--- EXERCISE ---
Don't include pictures. Quote the lines below from the first through the line that contains "const toPoints = (vals)".

--- SOURCE DATA ---
>>>
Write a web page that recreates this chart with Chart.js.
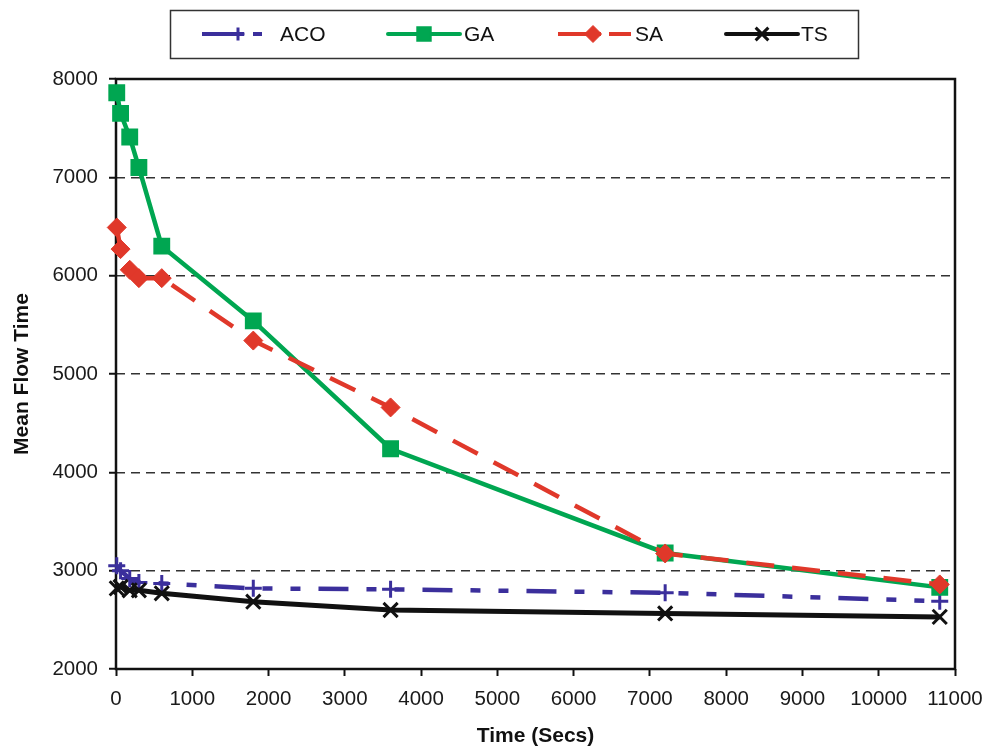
<!DOCTYPE html>
<html lang="en">
  <head>
    <meta charset="utf-8" />
    <title>Mean flow time vs time</title>
    <style>
      * {
        margin: 0;
        padding: 0;
      }
      body {
        background: #fff;
      }
      .chartBox {
        width: 999px;
        height: 747px;
      }
    </style>
  </head>
  <body>
    <div class="chartBox">
      <canvas id="myChart" width="999" height="747"></canvas>
    </div>

    <script src="https://cdn.jsdelivr.net/npm/chart.js@4.4.0/dist/chart.umd.min.js"></script>

    <script>
      // values
      const timeSecs = [10, 60, 180, 300, 600, 1800, 3600, 7200, 10800];
      const acoValues = [3050, 3000, 2920, 2880, 2870, 2820, 2810, 2775, 2690];
      const gaValues = [7860, 7650, 7410, 7100, 6300, 5540, 4240, 3180, 2830];
      const saValues = [6490, 6270, 6060, 5975, 5975, 5340, 4660, 3175, 2860];
      const tsValues = [2820, 2835, 2800, 2800, 2770, 2685, 2600, 2565, 2530];
      const seriesNames = ["ACO", "GA", "SA", "TS"];
      const yTicks = [2000, 3000, 4000, 5000, 6000, 7000, 8000];
      const xTicks = [0, 1000, 2000, 3000, 4000, 5000, 6000, 7000, 8000, 9000, 10000, 11000];

      const FONT = "'Liberation Sans', Arial, Helvetica, sans-serif";
      const toPoints = (vals) => vals.map((v, i) => ({ x: timeSecs[i], y: v }));

      const data = {
        datasets: [
          {
            label: seriesNames[0],
            data: toPoints(acoValues),
            borderColor: "#3b2f9c",
            backgroundColor: "#3b2f9c",
            borderWidth: 4.5,
            borderDash: [30, 18, 10, 18, 10, 18],
            pointStyle: "cross",
            pointRadius: 8.5,
            pointBorderWidth: 3,
            pointBackgroundColor: "#3b2f9c",
            pointBorderColor: "#3b2f9c",
            clip: false,
            order: 3,
          },
          {
            label: seriesNames[1],
            data: toPoints(gaValues),
            borderColor: "#00a651",
            backgroundColor: "#00a651",
            borderWidth: 4.5,
            pointStyle: "rect",
            pointRadius: 10.5,
            pointBorderWidth: 2,
            pointBackgroundColor: "#00a651",
            pointBorderColor: "#00a651",
            clip: false,
            order: 2,
          },
          {
            label: seriesNames[2],
            data: toPoints(saValues),
            borderColor: "#e0382a",
            backgroundColor: "#e0382a",
            borderWidth: 4.5,
            borderDash: [28, 18],
            pointStyle: "rectRot",
            pointRadius: 9.5,
            pointBorderWidth: 1,
            pointBackgroundColor: "#e0382a",
            pointBorderColor: "#e0382a",
            clip: false,
            order: 1,
          },
          {
            label: seriesNames[3],
            data: toPoints(tsValues),
            borderColor: "#111111",
            backgroundColor: "#111111",
            borderWidth: 5,
            pointStyle: "crossRot",
            pointRadius: 10,
            pointBorderWidth: 3,
            pointBackgroundColor: "#111111",
            pointBorderColor: "#111111",
            clip: false,
            order: 0,
          },
        ],
      };

      // legend slots inside the box at the top
      const legendLayout = [
        { x1: 202, x2: 262, mark: 238, textX: 280, dash: [42, 9, 10], cap: "butt" },
        { x1: 388, x2: 460, mark: 424, textX: 464, dash: [], cap: "round" },
        { x1: 558, x2: 631, mark: 593, textX: 635, dash: [43, 8, 30], cap: "butt" },
        { x1: 726, x2: 798, mark: 762, textX: 801, dash: [], cap: "round" },
      ];

      const boxLegend = {
        id: "boxLegend",
        afterDraw(chart) {
          const { ctx, data } = chart;
          const y = 34;
          ctx.save();
          ctx.strokeStyle = "#333";
          ctx.lineWidth = 1.5;
          ctx.strokeRect(170.5, 10.5, 688, 48);

          legendLayout.forEach((item, i) => {
            const ds = data.datasets[i];
            ctx.setLineDash(item.dash);
            ctx.lineCap = item.cap;
            ctx.strokeStyle = ds.borderColor;
            ctx.lineWidth = 4;
            ctx.beginPath();
            ctx.moveTo(item.x1, y);
            ctx.lineTo(item.x2, y);
            ctx.stroke();

            ctx.setLineDash([]);
            ctx.lineCap = "butt";
            ctx.fillStyle = ds.pointBackgroundColor;
            ctx.strokeStyle = ds.pointBorderColor;
            ctx.lineWidth = ds.pointBorderWidth;
            Chart.helpers.drawPoint(
              ctx,
              {
                pointStyle: ds.pointStyle,
                radius: ds.pointStyle === "cross" ? 6.5 : ds.pointRadius - 1,
                borderWidth: ds.pointBorderWidth,
                rotation: 0,
              },
              item.mark,
              y
            );

            ctx.fillStyle = "#111";
            ctx.font = "21px " + FONT;
            ctx.textAlign = "left";
            ctx.textBaseline = "middle";
            ctx.fillText(ds.label, item.textX, y + 1);
          });
          ctx.restore();
        },
      };

      const plotFrame = {
        id: "plotFrame",
        beforeDatasetsDraw(chart) {
          const { ctx, chartArea } = chart;
          ctx.save();
          ctx.strokeStyle = "#111";
          ctx.lineWidth = 2.5;
          ctx.strokeRect(
            chartArea.left,
            chartArea.top,
            chartArea.right - chartArea.left,
            chartArea.bottom - chartArea.top
          );
          ctx.restore();
        },
      };

      const config = {
        type: "line",
        data: data,
        options: {
          responsive: false,
          devicePixelRatio: 1,
          animation: false,
          events: [],
          layout: {
            padding: { top: 79, right: 44, left: 0, bottom: 0 },
          },
          plugins: {
            legend: { display: false },
            tooltip: { enabled: false },
          },
          scales: {
            x: {
              type: "linear",
              min: xTicks[0],
              max: xTicks[xTicks.length - 1],
              afterBuildTicks: (scale) => {
                scale.ticks = xTicks.map((v) => ({ value: v }));
              },
              afterFit: (scale) => {
                scale.height = 78;
              },
              grid: {
                drawOnChartArea: false,
                drawTicks: true,
                tickLength: 7,
                tickWidth: 2,
                tickColor: "#111",
              },
              border: { display: false },
              ticks: {
                color: "#1a1a1a",
                padding: 11,
                maxRotation: 0,
                autoSkip: false,
                font: { family: FONT, size: 20.5 },
                callback: (v) => String(v),
              },
              title: {
                display: true,
                text: "Time (Secs)",
                color: "#111",
                padding: { top: 0, bottom: 0 },
                font: { family: FONT, size: 21, weight: "bold", lineHeight: 1 },
              },
            },
            y: {
              min: yTicks[0],
              max: yTicks[yTicks.length - 1],
              afterBuildTicks: (scale) => {
                scale.ticks = yTicks.map((v) => ({ value: v }));
              },
              afterFit: (scale) => {
                scale.width = 116;
              },
              grid: {
                color: (c) =>
                  c.tick && (c.tick.value === yTicks[0] || c.tick.value === yTicks[yTicks.length - 1])
                    ? "rgba(0,0,0,0)"
                    : "#333",
                lineWidth: 1.5,
                drawTicks: true,
                tickLength: 7,
                tickWidth: 2,
                tickColor: "#111",
              },
              border: { display: false, dash: [9, 6] },
              ticks: {
                color: "#1a1a1a",
                padding: 11,
                font: { family: FONT, size: 20.5 },
                callback: (v) => String(v),
              },
              title: {
                display: true,
                text: "Mean Flow Time",
                color: "#111",
                padding: { top: 10, bottom: 0 },
                font: { family: FONT, size: 21, weight: "bold", lineHeight: 1.2 },
              },
            },
          },
        },
        plugins: [plotFrame, boxLegend],
      };

      const myChart = new Chart(document.getElementById("myChart"), config);
    </script>
  </body>
</html>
<<<
--- RESPONSE TO THE TASK ---
Write a web page that recreates this chart with Chart.js.
<!DOCTYPE html>
<html lang="en">
  <head>
    <meta charset="utf-8" />
    <title>Mean flow time vs time</title>
    <style>
      * {
        margin: 0;
        padding: 0;
      }
      body {
        background: #fff;
      }
      .chartBox {
        width: 999px;
        height: 747px;
      }
    </style>
  </head>
  <body>
    <div class="chartBox">
      <canvas id="myChart" width="999" height="747"></canvas>
    </div>

    <script src="https://cdn.jsdelivr.net/npm/chart.js@4.4.0/dist/chart.umd.min.js"></script>

    <script>
      // values
      const timeSecs = [10, 60, 180, 300, 600, 1800, 3600, 7200, 10800];
      const acoValues = [3050, 3000, 2920, 2880, 2870, 2820, 2810, 2775, 2690];
      const gaValues = [7860, 7650, 7410, 7100, 6300, 5540, 4240, 3180, 2830];
      const saValues = [6490, 6270, 6060, 5975, 5975, 5340, 4660, 3175, 2860];
      const tsValues = [2820, 2835, 2800, 2800, 2770, 2685, 2600, 2565, 2530];
      const seriesNames = ["ACO", "GA", "SA", "TS"];
      const yTicks = [2000, 3000, 4000, 5000, 6000, 7000, 8000];
      const xTicks = [0, 1000, 2000, 3000, 4000, 5000, 6000, 7000, 8000, 9000, 10000, 11000];

      const FONT = "'Liberation Sans', Arial, Helvetica, sans-serif";
      const toPoints = (vals) => vals.map((v, i) => ({ x: timeSecs[i], y: v }));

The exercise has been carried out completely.